The Architecture of Marketing—Building for Transformation (4 of 4)
Now that we understand how the flywheel works, we can finally see what others have missed: there's an untapped middle ground between two extremes.
On one side, the metrics-obsessed approach that reduces humans to data points. On the other, the pure brand approach that ignores measurement entirely.
This middle ground isn't just another compromise — it's an entirely new architecture for creating transformation. And once you understand its principles, you'll never look at marketing the same way again.
The architecture weaves together four fundamental elements that transform marketing from a collection of tactics into a system for enabling change:
Time becomes your foundation when you understand how transformation truly unfolds. Not in the straight lines of our project plans, but in the gradual spirals of real human growth. This is why the flywheel we explored earlier isn't just a model — it's a blueprint for sustainable change.
Space creates the environment where transformation becomes possible. Like a well-designed building, each element must be precisely placed to support the whole structure. This is where measurement finds its true purpose: not in tracking everything, but in understanding what matters.
Flow determines how value moves through your system. Every interaction, every touchpoint, every piece of content becomes part of a larger current that either amplifies or diminishes impact. This is why earned simplicity is so powerful — it emerges from understanding these currents deeply enough to work with them.
Structure provides the framework that holds everything together. Each element supports and strengthens the others, creating a system that becomes stronger with use rather than weaker. This is the ultimate promise of marketing architecture: building something that generates its own momentum through the very act of creating value.
The patterns we've explored aren't just theories — they're blueprints for building marketing that matters.
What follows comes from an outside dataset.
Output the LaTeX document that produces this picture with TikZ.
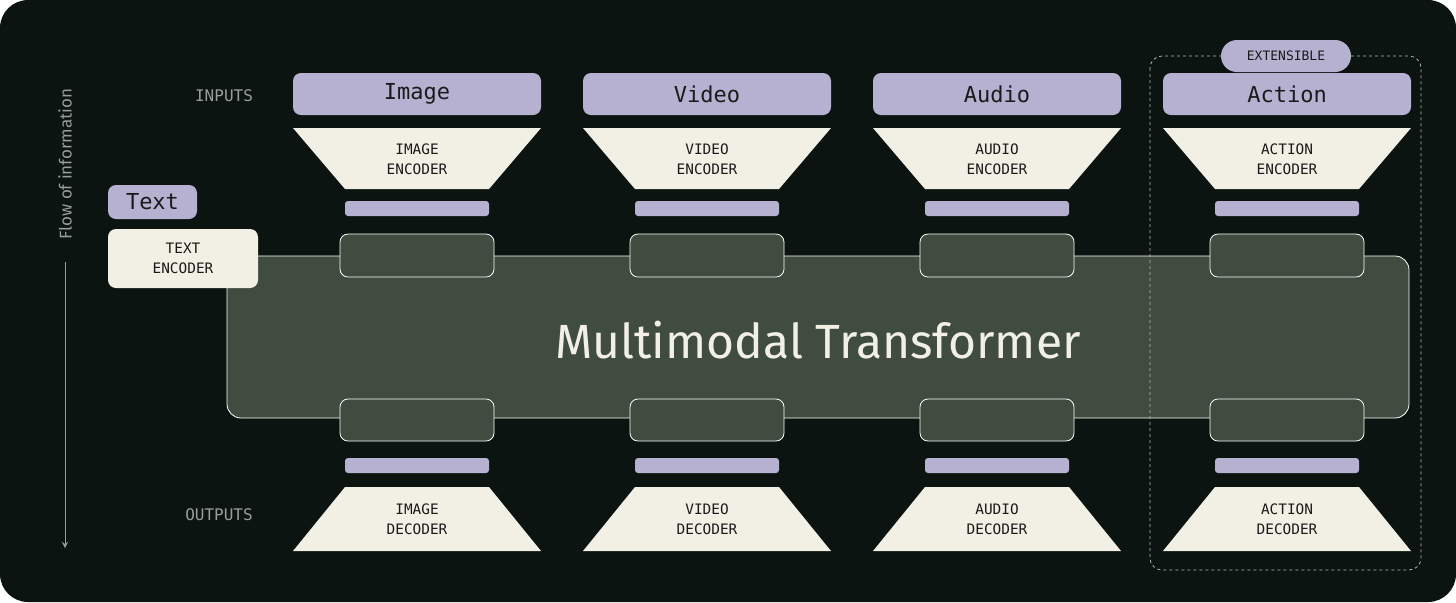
\documentclass[tikz,border=0pt]{standalone}
\usepackage{fontspec}
\setmainfont{Fira Sans}
\setmonofont{DejaVu Sans Mono}
\usetikzlibrary{positioning}
\definecolor{bg}{HTML}{0B1410}
\definecolor{lav}{HTML}{B6B1D1}
\definecolor{cream}{HTML}{F2F0E5}
\definecolor{moss}{HTML}{3F4C3F}
\definecolor{ink}{HTML}{1A1A1A}
\definecolor{dim}{HTML}{9A9E9A}

\begin{document}
\begin{tikzpicture}[x=0.5pt, y=-0.5pt,
	tag/.style = {fill=lav, rounded corners=4pt, inner sep=0pt, font=\ttfamily\fontsize{11}{11}\selectfont, text=ink},
	coder/.style = {fill=cream},
	codetext/.style = {align=center, font=\ttfamily\fontsize{7.2}{10}\selectfont, text=ink},
	bar/.style = {fill=lav, rounded corners=1.5pt},
	port/.style = {fill=moss, draw=white, line width=0.4pt, rounded corners=4pt}]

	\fill [white] (0,0) rectangle (1456,602);
	\fill [bg, rounded corners=14pt] (0,0) rectangle (1456,602);

	% transformer body
	\draw [fill=moss, draw=white, line width=0.4pt, rounded corners=7pt] (227,256) rectangle (1409,418);
	\node (core) at (818,340) {\fontsize{24}{24}\selectfont\color{cream} Multimodal Transformer};

	% modalities
	\foreach \name/\Name/\Cap/\x in {image/Image/IMAGE/417, video/Video/VIDEO/707, audio/Audio/AUDIO/997, action/Action/ACTION/1287} {
		\node [tag, minimum width=124pt, minimum height=21pt] (\name-in) at (\x,94) {\Name};
		\fill [coder] (\x-124,128) -- (\x+124,128) -- (\x+72,189) -- (\x-72,189) -- cycle;
		\node [codetext] (\name-enc) at (\x,159) {\Cap\\ENCODER};
		\fill [bar] (\x-72,201) rectangle (\x+72,216);
		\draw [port] (\x-77,234) rectangle (\x+77,277);
		\draw [port] (\x-77,399) rectangle (\x+77,441);
		\fill [bar] (\x-72,458) rectangle (\x+72,473);
		\fill [coder] (\x-72,487) -- (\x+72,487) -- (\x+124,551) -- (\x-124,551) -- cycle;
		\node [codetext] (\name-dec) at (\x,519) {\Cap\\DECODER};
	}

	% text branch
	\node [tag, minimum width=44.5pt, minimum height=17pt] (text-in) at (152.5,202) {Text};
	\fill [cream, rounded corners=4pt] (108,229) rectangle (258,288);
	\node [codetext] (text-enc) at (183,258.5) {TEXT\\ENCODER};

	% side labels
	\node [font=\ttfamily\fontsize{8}{8}\selectfont, text=dim] (inputs) at (224,96) {INPUTS};
	\node [font=\ttfamily\fontsize{8}{8}\selectfont, text=dim] (outputs) at (219,515) {OUTPUTS};
	\node [rotate=90, font=\fontsize{8.5}{8.5}\selectfont, text=dim] (flow) at (65,164) {Flow of information};
	\coordinate (flow-end) at (65,548);
	\draw [dim, line width=0.4pt, -stealth] (65,262) -- (flow-end);

	% extensible frame
	\draw [white!70!bg, dash pattern=on 1.5pt off 1.5pt, line width=0.4pt, rounded corners=6pt] (1150,56) rectangle (1421,570);
	\node [fill=lav, rounded corners=8pt, minimum width=65pt, minimum height=16pt, inner sep=0pt,
		font=\ttfamily\fontsize{6.5}{6.5}\selectfont, text=ink] (extensible) at (1286,56) {EXTENSIBLE};

\end{tikzpicture}
\end{document}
Each element we've uncovered, from the gift of less data to the power of earned simplicity, from the flywheel of understanding to the architecture of transformation, forms part of a larger system waiting to be built.
The evidence surrounds us: Companies embracing this architectural approach consistently achieve deeper customer relationships, more sustainable growth, and greater resilience to market changes.
Not because they found a clever hack or shortcut, but because they built systems that naturally generate their own momentum.
This is the invitation before us: To stop chasing tactical advantages and start building strategic architectures. To move from measuring everything to measuring what matters. To transform marketing from a game of attention into a system for enabling real change.
Like any master architect, the deeper we study these patterns, the more we realize how much there remains to discover. Three territories particularly demand exploration:
Pattern Recognition: How do we develop the architect's eye - that ability to see meaningful patterns in the chaos of markets? What separates surface trends from structural shifts? How do we train ourselves to recognize what others miss?
The answer lies not in more data, but in deeper understanding of how patterns emerge and evolve.
System Design: What makes some marketing architectures naturally amplify value while others collapse under their own weight? There's something profound about the principles of sustainable growth that we're still working to understand. It's about creating systems that get stronger with stress rather than merely surviving it.
Transformation Spaces: This might be the most fascinating frontier - how do we design environments that enable genuine transformation? What's the difference between spaces that catalyze real change versus those that simply process transactions?
The key lies in understanding how to create conditions where change becomes natural rather than forced.
The blueprints are drawn. The foundation is ready. The transformation awaits.
The only question that remains is: Are you ready to start building something that lasts?